The decision resolves an important circuit split and will have immediate practical consequences for businesses that routinely compel arbitration in federal court.
Background
The case arose from an employment dispute filed in federal court in the Southern District of New York. The defendants successfully moved to compel arbitration and requested a stay of the litigation under Section 3 of the FAA rather than dismissal of the action. After arbitration was concluded, the prevailing parties returned to federal court seeking confirmation of the award under Section 9 of the FAA, while the employee sought vacatur under Section 10.
The jurisdictional issue stemmed from the Supreme Court’s 2022 decision in Badgerow v. Walters, 596 U.S. 1 (2022) which held that motions to confirm or vacate arbitration awards under Sections 9 and 10 of the FAA must independently establish federal jurisdiction on their face. In many cases, that requirement cannot be met because the post-arbitration proceeding itself presents neither a federal question nor diversity jurisdiction.

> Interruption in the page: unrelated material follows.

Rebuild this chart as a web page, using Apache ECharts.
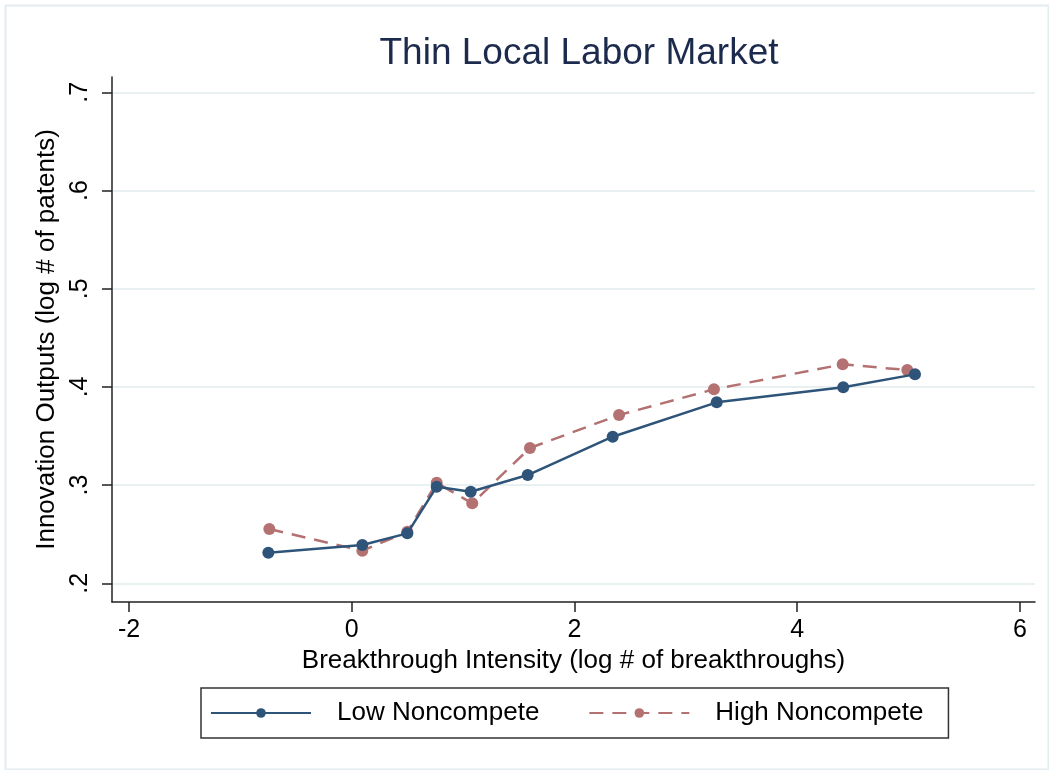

That created a significant practical problem. After compelling arbitration many defendants intentionally request a stay, rather than dismissal, because a stay generally prevents the claimant from taking an immediate appeal. By contrast, dismissal of the action often permits an immediate appellate challenge to the arbitration ruling.
But there appeared to be a tradeoff. Businesses choosing the stay route frequently assumed they would later be forced into state court for confirmation or vacatur proceedings because federal jurisdiction might no longer exist under Badgerow.
The Supreme Court has now eliminated much of that concern.
The Supreme Court’s Holding
The Court held that where a federal court initially exercised jurisdiction over the underlying action and stayed the case pending arbitration under Section 3, the federal court retains jurisdiction over subsequent motions to confirm or vacate the arbitration award arising from that same dispute.
In essence, the Court endorsed what several courts of appeals had described as a “jurisdictional anchor” theory: the original federal action remains pending during the stay, and the post-arbitration proceedings are part of that same case rather than a new and independent lawsuit.
The Court therefore distinguished Badgerow, which involved a standalone post-arbitration proceeding filed in federal court after arbitration had already concluded and where no underlying federal action remained pending.
Relationship to Smith v. Spizzirri
Today’s decision also builds upon the Court’s recent arbitration jurisprudence emphasizing the importance of Section 3 stays. In Smith v. Spizzirri, 601 U.S. ( May 16, 2024), the Supreme Court held that federal courts must stay, not dismiss, actions when a party requests a stay pending arbitration under Section 3 of the FAA.
Taken together, Smith and Jules significantly strengthen the procedural benefits associated with obtaining a stay in federal district court pending arbitration.